What I'm gonna write in the next paragraph will not make any sense to most people. So actually no point reading it, it's just for myself. Goodbye to the handful of readers of my blog! I might have the motivation blog again when I'm army! TAKE CARE! :D
I'm just hoping you will be reading this Miss Wong (Workaholic).
What's done is done.
What I've already said cannot be taken back.
I really regret saying those things to you.
I'm someone who doesn't know how to express myself.
Actually it was the first time in my entire I've said this sort of things to a girl.
I just hope you will forgive me for saying those things in such a stupid way.
What I want to say is... I really cherish our friendship more than anything else.
I don't want to lose such a good friend like you just like this.
As long as I'm still in a position to care for you
And
As long as you are happy,
Nothing else matters.
But, I really don't know how to approach you.
Although I have not been contacting for the past 3 weeks.
I just want to let you know that I still care for you.
Signing off
Raymond
I Walk Alone
Friday, June 19, 2009 ;
8:34 PM
My 21st Birthday
Friday 19 June 2009
Time really flies man. I'm officially an adult. I feel so old already. Celebrated my birthday last saturday on the 13th. I'm so glad that most of my close friends remembered my birthday! Even though, I haven't been contacting them often. At least, I know that I'm not forgotten and they love me. =x
Early in the morning went to James house to have breakfast. James was the chef. I love the scramble eggs and sausages! Thank you James and Jamie!

After breakfast, went to escape with James, Jamie and Mohsen for the first time in my entire life. Could you believe it? The haunted mansion was lame but GO KART was awesome! Hahaha! Super fun! Okay, I embarassed myself embarrassed in front of quite alot of people by ramming onto the "wall". Nevertheless, I felt it was money well spent for me. :D
In the evening, I met up with WeiLiang, Rayson, Caspar and Nicholas at Marina Square. We went to Glutton's Bay for dinner. Wootz! We ordered satay, chicken wings, carrot cake, BBQ stingray and Sambal Kang Kong! Thank you so much for the treat WeiLiang! Right after dinner, we went to Game Haven @ Clarke Quay to play DotA. Weelee came to met up with us too. Had lots of fun that day. Love you guys! Thank you!! Argh shit, forgot to take pictures with them! :(
The next day (14th June) was great as well! I'm too lazy to type out the details, I shall let the photos tell the story. Hahaha!!








HAHAHA!!! I just want to say thank you to James, Jamie, Jamie's parents, Jared, Nicole and Adam for everything! No words can describe how much appreciate what you guys have done for me on my 21st birthday.I can only say thanks, thanks and thanks!
On the actual day (my birthday) which was 15th June. Met up with Serene at BP Plaza. Sat down at starbucks and chit chat. Although we live very near each other but we have never came out to have a drink and chit chat. I think we should do that more often. She passed me my birthday card and gift! Thank you so much Serene!

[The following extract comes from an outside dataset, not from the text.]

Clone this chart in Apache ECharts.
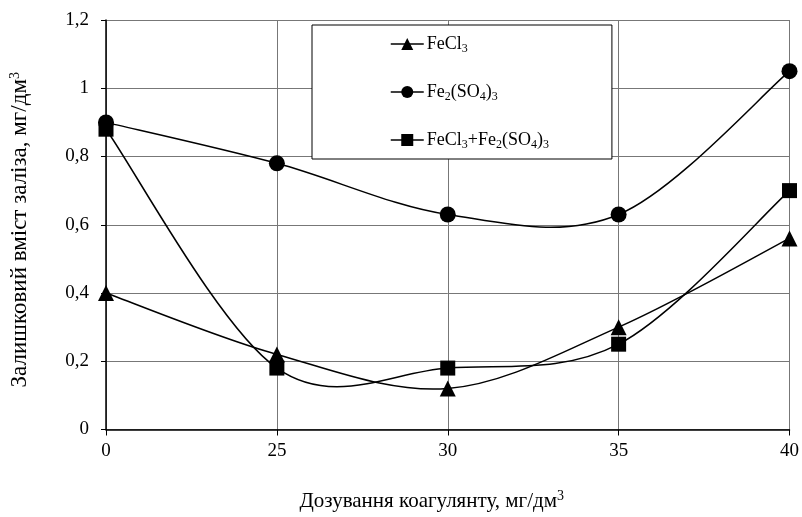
<!DOCTYPE html>
<html><head><meta charset="utf-8">
<script src="https://cdn.jsdelivr.net/npm/echarts@6/dist/echarts.min.js"></script>
<style>html,body{margin:0;padding:0;background:#fff}#c{width:802px;height:517px}</style>
</head><body><div id="c"></div>
<script>
const categories = ['0', '25', '30', '35', '40'];
const feCl3 = [0.40, 0.22, 0.12, 0.30, 0.56];
const fe2so4 = [0.90, 0.78, 0.63, 0.63, 1.05];
const mix = [0.88, 0.18, 0.18, 0.25, 0.70];
const seriesNames = ['FeCl3', 'Fe2(SO4)3', 'FeCl3+Fe2(SO4)3'];
const legendRich = {
  'FeCl3': 'FeCl{s|3}',
  'Fe2(SO4)3': 'Fe{s|2}(SO{s|4}){s|3}',
  'FeCl3+Fe2(SO4)3': 'FeCl{s|3}+Fe{s|2}(SO{s|4}){s|3}'
};
const font = 'Liberation Serif';
const chart = echarts.init(document.getElementById('c'));

function markers(name, data, symbol, size) {
  return {
    name, type: 'line', data, symbol, symbolSize: size,
    itemStyle: { color: '#000' }, lineStyle: { color: '#000', width: 1.5, opacity: 0 },
    emphasis: { disabled: true }, z: 4
  };
}
// Excel-like smoothed curve through the points, positioned via the axes (api.coord)
function curve(name, data) {
  return {
    name, type: 'custom', data: [[0, 0]], silent: true, z: 3,
    renderItem: function (params, api) {
      const p = data.map((v, i) => api.coord([i, v]));
      const children = [];
      for (let i = 0; i < p.length - 1; i++) {
        const p0 = p[Math.max(i - 1, 0)], p1 = p[i], p2 = p[i + 1], p3 = p[Math.min(i + 2, p.length - 1)];
        children.push({
          type: 'bezierCurve',
          shape: {
            x1: p1[0], y1: p1[1], x2: p2[0], y2: p2[1],
            cpx1: p1[0] + (p2[0] - p0[0]) / 6, cpy1: p1[1] + (p2[1] - p0[1]) / 6,
            cpx2: p2[0] - (p3[0] - p1[0]) / 6, cpy2: p2[1] - (p3[1] - p1[1]) / 6
          },
          style: { stroke: '#000', lineWidth: 1.5, fill: null }
        });
      }
      return { type: 'group', children };
    }
  };
}
const sup = { fontFamily: font, fontSize: 14, color: '#000', verticalAlign: 'top', padding: [0, 0, 10, 0] };
chart.setOption({
  animation: false,
  textStyle: { fontFamily: font },
  grid: { left: 105, right: 12, top: 20, bottom: 82, containLabel: false },
  legend: {
    orient: 'vertical', left: 312, top: 25,
    padding: [10, 63, 8, 78],
    itemGap: 28, itemWidth: 33, itemHeight: 15,
    backgroundColor: '#fff', borderColor: '#000', borderWidth: 1,
    data: seriesNames,
    lineStyle: { color: '#000', width: 1.5, opacity: 1 },
    formatter: n => legendRich[n],
    textStyle: {
      fontFamily: font, fontSize: 18, color: '#000', padding: [0, 0, 0, -2],
      rich: { s: { fontFamily: font, fontSize: 12, color: '#000', verticalAlign: 'bottom', padding: [10, 0, 0, 0] } }
    }
  },
  xAxis: {
    type: 'category', data: categories, boundaryGap: false,
    name: 'Дозування коагулянту, мг/дм{sup|3}', nameLocation: 'middle', nameGap: 60,
    nameTextStyle: { fontFamily: font, fontSize: 21, color: '#000', padding: [0, 32, 0, 0], rich: { sup } },
    axisLine: { lineStyle: { color: '#000', width: 1.5 } },
    axisTick: { show: true, length: 6, lineStyle: { color: '#000' } },
    axisLabel: { fontFamily: font, fontSize: 19, color: '#000', margin: 12 },
    splitLine: { show: true, lineStyle: { color: '#777', width: 1 } }
  },
  yAxis: {
    type: 'value', min: 0, max: 1.2, interval: 0.2,
    name: 'Залишковий вміст заліза, мг/дм{sup|3}', nameLocation: 'middle', nameGap: 74, nameRotate: 90,
    nameTextStyle: { fontFamily: font, fontSize: 23, color: '#000', padding: [0, 10, 0, 0], rich: { sup } },
    axisLine: { show: true, lineStyle: { color: '#000', width: 1.5 } },
    axisTick: { show: true, length: 5, lineStyle: { color: '#000' } },
    axisLabel: { fontFamily: font, fontSize: 19, color: '#000', margin: 17,
      formatter: v => String(Math.round(v * 10) / 10).replace('.', ',') },
    splitLine: { show: true, lineStyle: { color: '#777', width: 1 } }
  },
  series: [
    markers(seriesNames[0], feCl3, 'triangle', 16),
    markers(seriesNames[1], fe2so4, 'circle', 16),
    markers(seriesNames[2], mix, 'rect', 15),
    curve(seriesNames[0], feCl3),
    curve(seriesNames[1], fe2so4),
    curve(seriesNames[2], mix)
  ]
});
</script></body></html>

At night, I had a shock! WeiLiang came to my house with a cake after his work and driving lesson. I was so damn surprised! I could see from his face, he was tired but still made the effort to buy a cake to celebrate for me! After, the "cut cake ceremony", he sat down to have dinner with mummy and I. I really really appreciate it bro. I love you!! :)
I had a memorable and enjoyable 21st birthday. Thank you everyone including those who sent me your wishes. Special Thanks to WeiLiang, James, Jamie and Serene! I love you guys!